Although I work closely with BHL I was unaware of some of these projects and as a result I found this presentation very educational.

Tuesday conversations and engagement

edit

I had a discussion with Pieter Huybrechts https://orcid.org/0000-0002-6658-6062 about his iNaturalist tool see https://pietrh.github.io/2023_tdwg_uncommon_inaturalist/ This is based on a snapshot of iNaturalist Data. If a person adds their ORCID id to the end of the url they can get a summary of their iNaturalist observations and can filter by rareness.

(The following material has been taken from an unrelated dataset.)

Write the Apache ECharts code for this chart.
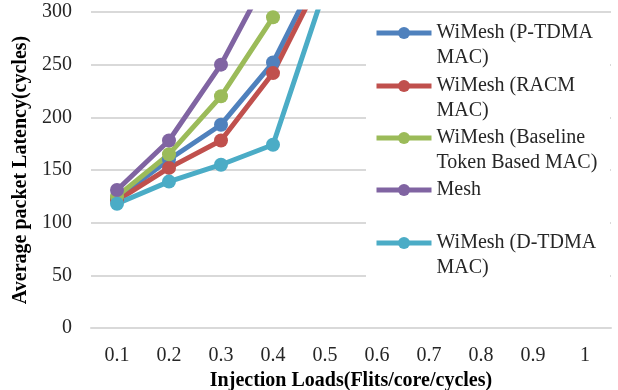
<!DOCTYPE html>
<html>
<head>
<meta charset="utf-8">
<script src="https://cdn.jsdelivr.net/npm/echarts@6/dist/echarts.min.js"></script>
<style>
  html, body { margin: 0; padding: 0; background: #fff; }
  #chart { width: 618px; height: 390px; }
</style>
</head>
<body>
<div id="chart"></div>
<script>
// data
const loads = ['0.1', '0.2', '0.3', '0.4', '0.5', '0.6', '0.7', '0.8', '0.9', '1'];
const yTicks = [0, 50, 100, 150, 200, 250, 300];
const pTdma = [123, 160, 193, 252, 350];
const racm = [121, 152, 178, 242, 340];
const baseline = [125, 165, 220, 295];
const mesh = [131, 178, 250, 343];
const dTdma = [118, 139, 155, 174, 322];

const seriesDefs = [
  { name: 'WiMesh (P-TDMA MAC)', label: '\nWiMesh (P-TDMA\nMAC)', data: pTdma, color: '#4F81BD', top: 33 },
  { name: 'WiMesh (RACM MAC)', label: '\nWiMesh (RACM\nMAC)', data: racm, color: '#C0504D', top: 86 },
  { name: 'WiMesh (Baseline Token Based MAC)', label: '\nWiMesh (Baseline\nToken Based MAC)', data: baseline, color: '#9BBB59', top: 138 },
  { name: 'Mesh', label: 'Mesh', data: mesh, color: '#8064A2', top: 190 },
  { name: 'WiMesh (D-TDMA MAC)', label: '\nWiMesh (D-TDMA\nMAC)', data: dTdma, color: '#4BACC6', top: 243 }
];

const font = 'Liberation Serif';
const myChart = echarts.init(document.getElementById('chart'));

const legends = seriesDefs.map(s => {
  const lines = s.label.split('\n').length;
  return {
    data: [s.name],
    left: 374,
    top: s.top - lines * 25 / 2,
    padding: 0,
    itemWidth: 55,
    itemHeight: 15,
    lineStyle: { width: 5 },
    formatter: () => s.label,
    textStyle: { fontFamily: font, fontSize: 20, lineHeight: 25, color: '#262626' }
  };
});

const option = {
  animation: false,
  backgroundColor: '#fff',
  grid: { left: 91, right: 7, top: 12, bottom: 62, outerBoundsMode: 'none', containLabel: false },
  legend: legends,
  graphic: [{
    type: 'rect', left: 366, top: 20, z: 3,
    shape: { width: 244, height: 262 },
    style: { fill: '#fff' }
  }],
  xAxis: {
    type: 'category',
    data: loads,
    boundaryGap: true,
    name: 'Injection Loads(Flits/core/cycles)',
    nameLocation: 'middle',
    nameGap: 36,
    nameTextStyle: { fontFamily: font, fontSize: 20, fontWeight: 'bold', color: '#000' },
    axisLine: { lineStyle: { color: '#D9D9D9', width: 2 } },
    axisTick: { show: false },
    axisLabel: { fontFamily: font, fontSize: 20, color: '#262626', margin: 18 }
  },
  yAxis: {
    type: 'value',
    min: yTicks[0],
    max: yTicks[yTicks.length - 1],
    interval: 50,
    name: 'Average packet Latency(cycles)',
    nameLocation: 'middle',
    nameGap: 59,
    nameTextStyle: { fontFamily: font, fontSize: 20, fontWeight: 'bold', color: '#000' },
    axisLine: { show: false },
    axisTick: { show: false },
    axisLabel: { fontFamily: font, fontSize: 20, color: '#262626', margin: 19 },
    splitLine: { lineStyle: { color: '#D9D9D9', width: 2 } }
  },
  series: seriesDefs.map(s => ({
    type: 'line',
    name: s.name,
    data: s.data,
    symbol: 'circle',
    symbolSize: 14,
    clip: true,
    lineStyle: { width: 5, color: s.color },
    itemStyle: { color: s.color }
  }))
};

myChart.setOption(option);
</script>
</body>
</html>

We also generally discussed Wikidata and iNaturalist.

After the discussion with Pieter I talked to Paul Flemons about Pieter’s work as an example of how similar tools might be used to get iNaturalist citizen scientists attribution and credit for their work.

I had discussions with Sarah Tassell https://www.linkedin.com/in/sarah-tassell-91a2aa5a about the Wikidata WikiProject Research Expeditions https://www.wikidata.org/wiki/Wikidata:WikiProject_Research_expeditions and also iNaturalist.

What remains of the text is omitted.